One of the difficult parts of estate planning is deciding your wishes as to whether you want to be cremated or buried when you pass away. In my estate plans, these wishes are expressed in the healthcare power of attorney I create for my clients.
Since I am not in the funeral business, it’s not my job to counsel clients as to the best funeral plan for them. But I do need to know a little bit about the process so that I can explain the options to clients.
There are two options: burial or cremation.
If you want to be buried, you need to decide where you want to be buried. You can buy plots at cemeteries in advance or just indicate that you want to be buried and let your family decide where that might be. From a cost perspective, burial is more expensive than cremation because there are additional costs, with a casket being the most obvious one.
Cremation has become more popular in recent years for a few reasons. First, it is a cheaper option than burial. Second, in some cases, people think it is more intimate for their families, as they can give instructions as to how their ashes are kept or, in many cases, where and how their ashes are spread. I recently had a married couple tell me to include instructions that their three sons are to take a trip with their ashes back to several locations where they had family vacations when the sons were young. The idea being that the trip would bring their sons together during a difficult time and ensure that they honored their parents at the same time.
There are obviously many personal reasons to choose burial over cremation or vice versa.

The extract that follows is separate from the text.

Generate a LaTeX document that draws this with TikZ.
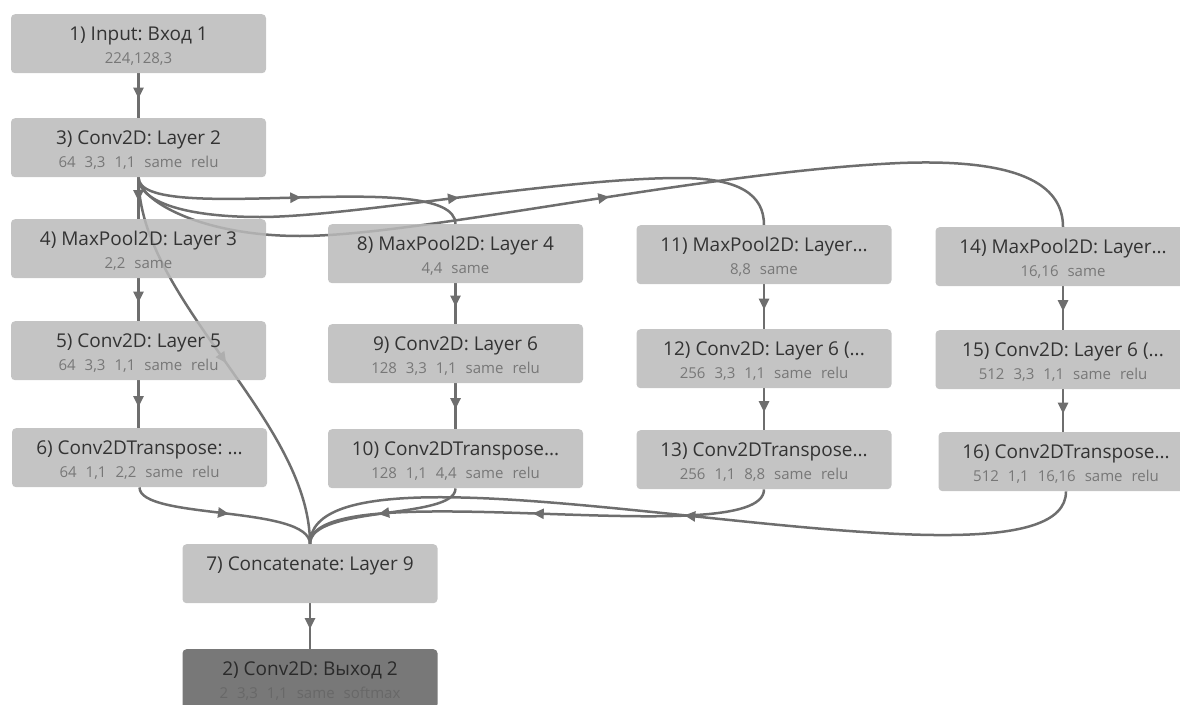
\documentclass[tikz,border=0pt]{standalone}
\usepackage{fontspec}
\setmainfont{Open Sans}
\usetikzlibrary{arrows.meta,decorations.markings}
\pgfdeclarelayer{bg}
\pgfsetlayers{bg,main}

\definecolor{boxfill}{HTML}{BABABA}
\definecolor{edgec}{HTML}{6E6E6E}
\definecolor{ttlc}{HTML}{333333}
\definecolor{subc}{HTML}{777777}
\definecolor{outfill}{HTML}{787878}
\definecolor{outttl}{HTML}{2A2A2A}
\definecolor{outsub}{HTML}{686868}

\newcommand\sgap{\hspace{0.6em}}

\tikzset{
  layer/.style={fill=boxfill, fill opacity=0.85, rounded corners=4pt,
    minimum width=255pt, minimum height=59pt, anchor=north, inner sep=0pt, draw=none},
  outlayer/.style={layer, fill=outfill, fill opacity=1},
  ttl/.style={anchor=base, text=ttlc, font=\frenchspacing\fontsize{19}{22}\selectfont, inner sep=0pt},
  sub/.style={anchor=base, text=subc, font=\frenchspacing\fontsize{15}{18}\selectfont, inner sep=0pt},
  conn/.style={color=edgec, draw, line width=2.5pt, postaction={decorate},
    decoration={markings, mark=at position 0.5 with {\arrow[xshift=3pt]{Triangle[length=11pt,width=10pt]}}}},
}

\begin{document}
\frenchspacing
\begin{tikzpicture}[x=1pt,y=-1pt]
\useasboundingbox (0,0) rectangle (1180,704);
\clip (0,0) rectangle (1180,704);

% column 1
\node[layer] (n1) at (138.5,14) {};
\node[ttl] (n1t) at ([yshift=-26.6pt]n1.north) {1) Input: Вход 1};
\node[sub] (n1s) at ([yshift=-49.5pt]n1.north) {224,128,3};

\node[layer] (n3) at (138.5,118) {};
\node[ttl] (n3t) at ([yshift=-26.6pt]n3.north) {3) Conv2D: Layer 2};
\node[sub] (n3s) at ([yshift=-49.5pt]n3.north) {64\sgap3,3\sgap1,1\sgap same\sgap relu};

\node[layer] (n4) at (138.5,219) {};
\node[ttl] (n4t) at ([yshift=-26.6pt]n4.north) {4) MaxPool2D: Layer 3};
\node[sub] (n4s) at ([yshift=-49.5pt]n4.north) {2,2\sgap same};

\node[layer] (n5) at (138.5,321) {};
\node[ttl] (n5t) at ([yshift=-26.6pt]n5.north) {5) Conv2D: Layer 5};
\node[sub] (n5s) at ([yshift=-49.5pt]n5.north) {64\sgap3,3\sgap1,1\sgap same\sgap relu};

\node[layer] (n6) at (139.5,428) {};
\node[ttl] (n6t) at ([yshift=-26.6pt]n6.north) {6) Conv2DTranspose: ...};
\node[sub] (n6s) at ([yshift=-49.5pt]n6.north) {64\sgap1,1\sgap2,2\sgap same\sgap relu};

% column 2
\node[layer] (n8) at (455.5,224) {};
\node[ttl] (n8t) at ([yshift=-26.6pt]n8.north) {8) MaxPool2D: Layer 4};
\node[sub] (n8s) at ([yshift=-49.5pt]n8.north) {4,4\sgap same};

\node[layer] (n9) at (455.5,324) {};
\node[ttl] (n9t) at ([yshift=-26.6pt]n9.north) {9) Conv2D: Layer 6};
\node[sub] (n9s) at ([yshift=-49.5pt]n9.north) {128\sgap3,3\sgap1,1\sgap same\sgap relu};

\node[layer] (n10) at (455.5,429) {};
\node[ttl] (n10t) at ([yshift=-26.6pt]n10.north) {10) Conv2DTranspose...};
\node[sub] (n10s) at ([yshift=-49.5pt]n10.north) {128\sgap1,1\sgap4,4\sgap same\sgap relu};

% column 3
\node[layer] (n11) at (764,225) {};
\node[ttl] (n11t) at ([yshift=-26.6pt]n11.north) {11) MaxPool2D: Layer...};
\node[sub] (n11s) at ([yshift=-49.5pt]n11.north) {8,8\sgap same};

\node[layer] (n12) at (764,329) {};
\node[ttl] (n12t) at ([yshift=-26.6pt]n12.north) {12) Conv2D: Layer 6 (...};
\node[sub] (n12s) at ([yshift=-49.5pt]n12.north) {256\sgap3,3\sgap1,1\sgap same\sgap relu};

\node[layer] (n13) at (764,430) {};
\node[ttl] (n13t) at ([yshift=-26.6pt]n13.north) {13) Conv2DTranspose...};
\node[sub] (n13s) at ([yshift=-49.5pt]n13.north) {256\sgap1,1\sgap8,8\sgap same\sgap relu};

% column 4
\node[layer] (n14) at (1063,227) {};
\node[ttl] (n14t) at ([yshift=-26.6pt]n14.north) {14) MaxPool2D: Layer...};
\node[sub] (n14s) at ([yshift=-49.5pt]n14.north) {16,16\sgap same};

\node[layer] (n15) at (1063,330) {};
\node[ttl] (n15t) at ([yshift=-26.6pt]n15.north) {15) Conv2D: Layer 6 (...};
\node[sub] (n15s) at ([yshift=-49.5pt]n15.north) {512\sgap3,3\sgap1,1\sgap same\sgap relu};

\node[layer] (n16) at (1066,432) {};
\node[ttl] (n16t) at ([yshift=-26.6pt]n16.north) {16) Conv2DTranspose...};
\node[sub] (n16s) at ([yshift=-49.5pt]n16.north) {512\sgap1,1\sgap16,16\sgap same\sgap relu};

% bottom
\node[layer] (n7) at (310,544) {};
\node[ttl] (n7t) at ([yshift=-26.6pt]n7.north) {7) Concatenate: Layer 9};

\node[outlayer] (n2) at (310,649) {};
\node[ttl, text=outttl] (n2t) at ([yshift=-26.6pt]n2.north) {2) Conv2D: Выход 2};
\node[sub, text=outsub] (n2s) at ([yshift=-49.5pt]n2.north) {2\sgap3,3\sgap1,1\sgap same\sgap softmax};

\begin{pgfonlayer}{bg}
% straight edges
\draw[conn] (n1.south) -- (n1.south |- n3.north);
\draw[conn] (n3.south) -- (n3.south |- n4.north);
\draw[conn] (n4.south) -- (n4.south |- n5.north);
\draw[conn] (n5.south) -- (n5.south |- n6.north);
\draw[conn] (n8.south) -- (n8.south |- n9.north);
\draw[conn] (n9.south) -- (n9.south |- n10.north);
\draw[conn] (n11.south) -- (n11.south |- n12.north);
\draw[conn] (n12.south) -- (n12.south |- n13.north);
\draw[conn] (n14.south) -- (n14.south |- n15.north);
\draw[conn] (n15.south) -- (n15.south |- n16.north);
\draw[conn] (n7.south) -- (n7.south |- n2.north);
% curved edges from layer 2
\draw[conn] (n3.south) .. controls (138.5,228) and (455.5,165) .. (n8.north);
\draw[conn] (n3.south) .. controls (138.5,200) and (180,217) .. (260,217)
  .. controls (350,217) and (560,178) .. (680,178)
  .. controls (740,178) and (764,195) .. (n11.north);
\draw[conn] (n3.south) .. controls (138.5,200) and (200,236) .. (300,236)
  .. controls (420,236) and (700,172) .. (900,163)
  .. controls (1030,158) and (1063,190) .. (n14.north);
\draw[conn] (n3.south) .. controls (138.5,300) and (310,420) .. (n7.north);
% into concatenate
\draw[conn] (n6.south) .. controls (139.5,520) and (310,505) .. (n7.north);
\draw[conn] (n10.south) .. controls (455.5,520) and (310,505) .. (n7.north);
\draw[conn] (n13.south) .. controls (764,555) and (310,470) .. (n7.north);
\draw[conn] (n16.south) .. controls (1066,620) and (310,410) .. (n7.north);
\end{pgfonlayer}
\end{tikzpicture}
\end{document}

You also need to let your family know what type of funeral you would like. This could even include the type of food served, who to invite (or in some cases, not to invite), where to have it, what type of music to be played and so on. Many people associate burial with more traditional funerals and cremation without, but you can do whatever you want. You can be buried or cremated with as much or a little pomp and circumstance as you would like.
Some of my clients get very specific and some of them do not. The important thing is that you identify your wishes in your estate plan so that your family doesn’t have to guess.